REQUIRED TASK ▸
Provide nothing beyond the count of lines that include the string "chart".

MATERIAL TO PROCESS ▸
==*==
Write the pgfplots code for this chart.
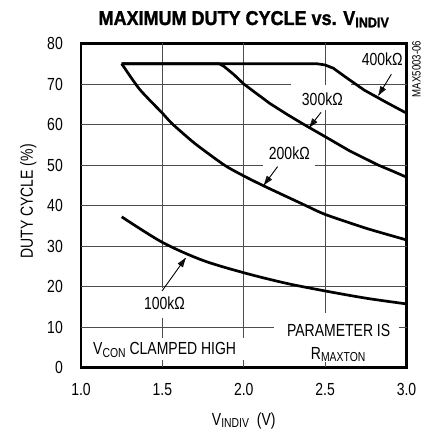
==*==
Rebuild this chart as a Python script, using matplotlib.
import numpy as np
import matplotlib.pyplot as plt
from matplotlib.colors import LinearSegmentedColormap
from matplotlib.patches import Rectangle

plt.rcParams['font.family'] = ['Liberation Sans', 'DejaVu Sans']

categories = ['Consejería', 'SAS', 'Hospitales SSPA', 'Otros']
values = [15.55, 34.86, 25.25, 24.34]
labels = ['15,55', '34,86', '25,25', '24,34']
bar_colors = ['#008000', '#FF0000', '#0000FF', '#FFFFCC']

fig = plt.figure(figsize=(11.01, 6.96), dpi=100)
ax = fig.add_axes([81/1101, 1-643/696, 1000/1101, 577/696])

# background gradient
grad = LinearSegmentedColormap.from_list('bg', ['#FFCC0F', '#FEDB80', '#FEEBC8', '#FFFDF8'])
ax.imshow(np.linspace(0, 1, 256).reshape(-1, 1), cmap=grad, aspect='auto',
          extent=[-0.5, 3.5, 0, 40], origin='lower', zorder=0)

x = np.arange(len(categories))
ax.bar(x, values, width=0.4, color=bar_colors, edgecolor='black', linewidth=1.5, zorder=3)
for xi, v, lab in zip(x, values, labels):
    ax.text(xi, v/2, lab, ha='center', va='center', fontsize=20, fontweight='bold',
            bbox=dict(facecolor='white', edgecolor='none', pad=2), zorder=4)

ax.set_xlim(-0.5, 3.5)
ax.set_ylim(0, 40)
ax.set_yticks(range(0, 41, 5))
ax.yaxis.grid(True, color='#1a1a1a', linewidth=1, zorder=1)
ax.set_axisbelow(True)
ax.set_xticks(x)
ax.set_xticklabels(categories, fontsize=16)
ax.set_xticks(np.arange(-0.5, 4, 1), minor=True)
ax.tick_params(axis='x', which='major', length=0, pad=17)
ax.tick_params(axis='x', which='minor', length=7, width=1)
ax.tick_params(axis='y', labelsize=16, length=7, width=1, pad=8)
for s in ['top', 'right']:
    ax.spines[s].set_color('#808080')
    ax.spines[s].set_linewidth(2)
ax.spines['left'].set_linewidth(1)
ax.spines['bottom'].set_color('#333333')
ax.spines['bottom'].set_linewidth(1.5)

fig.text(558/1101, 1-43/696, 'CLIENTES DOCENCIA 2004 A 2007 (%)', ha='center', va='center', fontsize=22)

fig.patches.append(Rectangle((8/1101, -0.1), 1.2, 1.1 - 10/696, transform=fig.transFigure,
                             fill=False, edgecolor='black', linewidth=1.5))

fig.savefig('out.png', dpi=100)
==*==
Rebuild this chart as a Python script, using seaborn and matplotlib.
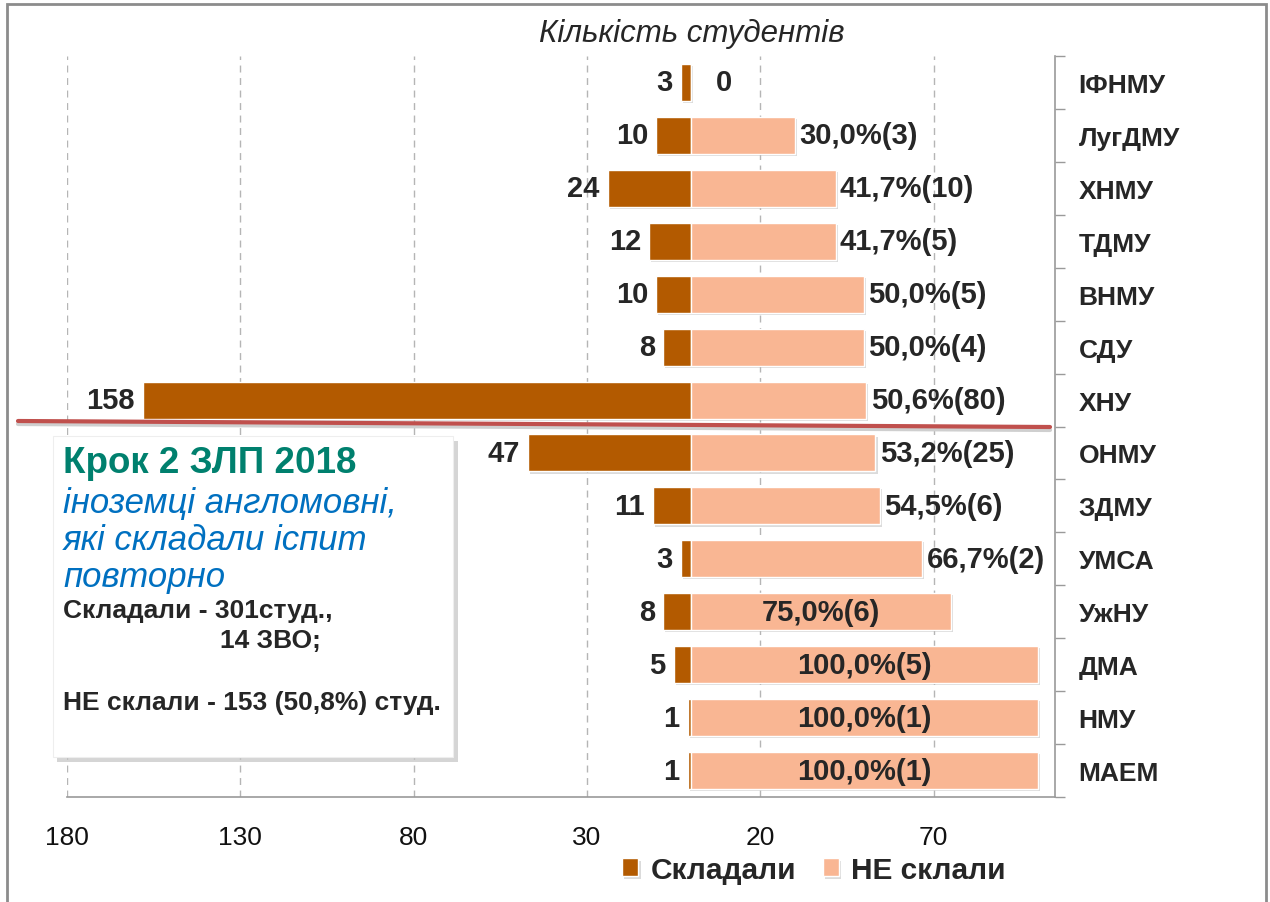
==*==
THE OUTPUT ▸
3